Avec la professionnalisation du métier d’influenceur, les clauses des contrats de partenariat deviennent de plus en plus précises, demandant par exemple une exclusivité temporaire. Certaines marques demandent également à vérifier les contenus précédemment publiés par les influenceurs avant de travailler avec eux. Des cours de « marketing d’influence » voient le jour dans les écoles de commerce. Dans les entreprises, l’influence peine encore à trouver sa place dans les organigrammes, à mi chemin entre le marketing, le community management et les relations publiques. « Identifier les personnes qui s’occupent de l’influence dans les entreprises, c’est tout mon désarroi depuis que j’ai lancé ma société.
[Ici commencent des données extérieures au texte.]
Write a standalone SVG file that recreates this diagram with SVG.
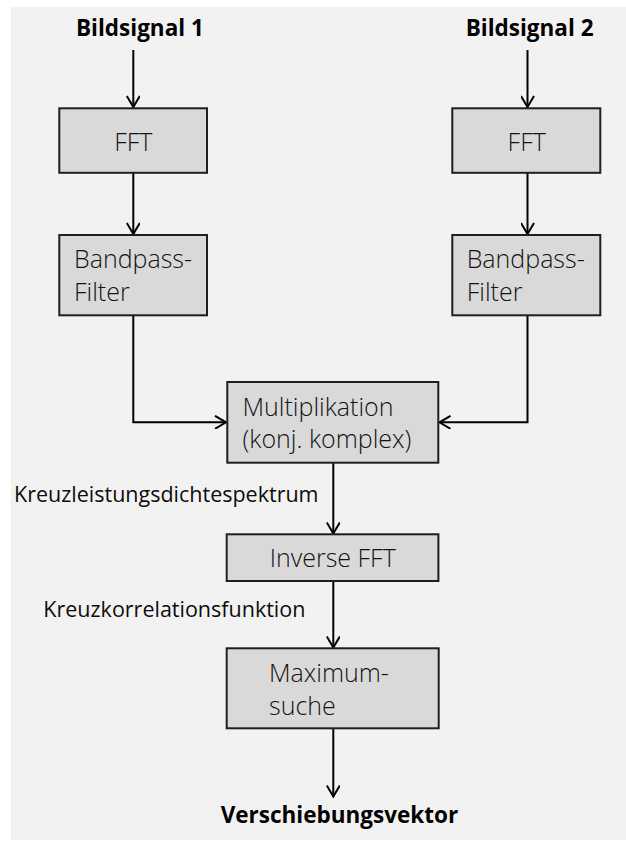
<svg xmlns="http://www.w3.org/2000/svg" width="626" height="841" viewBox="0 0 626 841">
  <style>
    .panel { fill: #f2f2f2; }
    .box { fill: #d9d9d9; stroke: #1f1f1f; stroke-width: 2; }
    .box-text { font-family: "Open Sans", "Noto Sans", "Liberation Sans", sans-serif; font-size: 25px; font-weight: 350; fill: #141414; }
    .label { font-family: "Open Sans", "Noto Sans", "Liberation Sans", sans-serif; font-size: 21.5px; font-weight: 400; fill: #0d0d0d; }
    .io { font-family: "Open Sans", "Noto Sans", "Liberation Sans", sans-serif; font-size: 22.5px; font-weight: 700; fill: #000000; }
    .mid { text-anchor: middle; }
    .wire { fill: none; stroke: #000000; stroke-width: 2; marker-end: url(#chevron); }
  </style>
  <defs>
    <marker id="chevron" viewBox="0 0 14 14" refX="12" refY="7" markerWidth="14" markerHeight="14" markerUnits="userSpaceOnUse" orient="auto">
      <path d="M1,0.5 L12,7 L1,13.5" fill="none" stroke="#000000" stroke-width="2"/>
    </marker>
  </defs>

  <!-- background panel -->
  <rect class="panel" x="11" y="7" width="615" height="833"/>

  <!-- connectors -->
  <g id="connectors">
    <path class="wire" d="M133.3,50 V107"/>
    <path class="wire" d="M527.5,50 V107"/>
    <path class="wire" d="M133.3,173 V234"/>
    <path class="wire" d="M527.5,173 V234"/>
    <path class="wire" d="M133.3,315 V422.3 H226"/>
    <path class="wire" d="M527.5,315 V422.3 H439.5"/>
    <path class="wire" d="M333.3,463 V533.5"/>
    <path class="wire" d="M333.3,581 V647.5"/>
    <path class="wire" d="M333.3,728.5 V796.5"/>
  </g>

  <!-- inputs -->
  <g id="input1">
    <text class="io" x="76" y="36">Bildsignal 1</text>
  </g>
  <g id="input2">
    <text class="io" x="465.7" y="36">Bildsignal 2</text>
  </g>

  <!-- left branch -->
  <g id="fft1">
    <rect class="box" x="59.3" y="108.3" width="147.7" height="64.5"/>
    <text class="box-text mid" x="133.3" y="151">FFT</text>
  </g>
  <g id="bandpass1">
    <rect class="box" x="59.3" y="235" width="147.7" height="80.3"/>
    <text class="box-text" x="74" y="267.7">Bandpass-</text>
    <text class="box-text" x="74" y="301">Filter</text>
  </g>

  <!-- right branch -->
  <g id="fft2">
    <rect class="box" x="452.3" y="108.3" width="148" height="64.5"/>
    <text class="box-text mid" x="526.7" y="151">FFT</text>
  </g>
  <g id="bandpass2">
    <rect class="box" x="452.3" y="235" width="148" height="80.3"/>
    <text class="box-text" x="466.7" y="267.7">Bandpass-</text>
    <text class="box-text" x="466.7" y="301">Filter</text>
  </g>

  <!-- central chain -->
  <g id="multiplication">
    <rect class="box" x="227.3" y="382" width="211" height="80.7"/>
    <text class="box-text" x="242.5" y="415.7">Multiplikation</text>
    <text class="box-text" x="242.5" y="448.3">(konj. komplex)</text>
  </g>
  <g id="cross-power-label">
    <text class="label" x="14" y="501.7">Kreuzleistungsdichtespektrum</text>
  </g>
  <g id="inverse-fft">
    <rect class="box" x="226.7" y="534.3" width="211.7" height="46.7"/>
    <text class="box-text mid" x="332.7" y="566.7">Inverse FFT</text>
  </g>
  <g id="cross-correlation-label">
    <text class="label" x="43.3" y="616.7">Kreuzkorrelationsfunktion</text>
  </g>
  <g id="max-search">
    <rect class="box" x="226.7" y="648.3" width="212" height="80"/>
    <text class="box-text" x="269" y="681.5">Maximum-</text>
    <text class="box-text" x="269" y="714.5">suche</text>
  </g>

  <!-- output -->
  <g id="output">
    <text class="io" x="220.7" y="823">Verschiebungsvektor</text>
  </g>
</svg>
Il m’est arrivé de sortir d’un rendez-vous où dix personnes différentes disaient vouloir le faire, mais personne ne prenait le lead. », déplore Sébastien Bouillet (Influence4You). « Il y a différentes approches de l’influence en fonction des corps de métiers. Certains viennent des RP et ne veulent jamais payer les influenceurs car ils ont l’habitude d’échanger avec des journalistes et des blogueurs. D’autres viennent de l’audiovisuel et trouvent tout à fait naturel de rémunérer quelqu’un pour de la production de contenus, tout en se demandant quel sera le retour sur investissement … C’est encore un peu nouveau, les entreprises sont encore en train de se structurer et tout le monde se cherche un peu », relativise-t-il. L’influence est donc en train de devenir un pan à part entière de la publicité et du marketing, avec ses nouvelles règles et codes en cours d’écriture.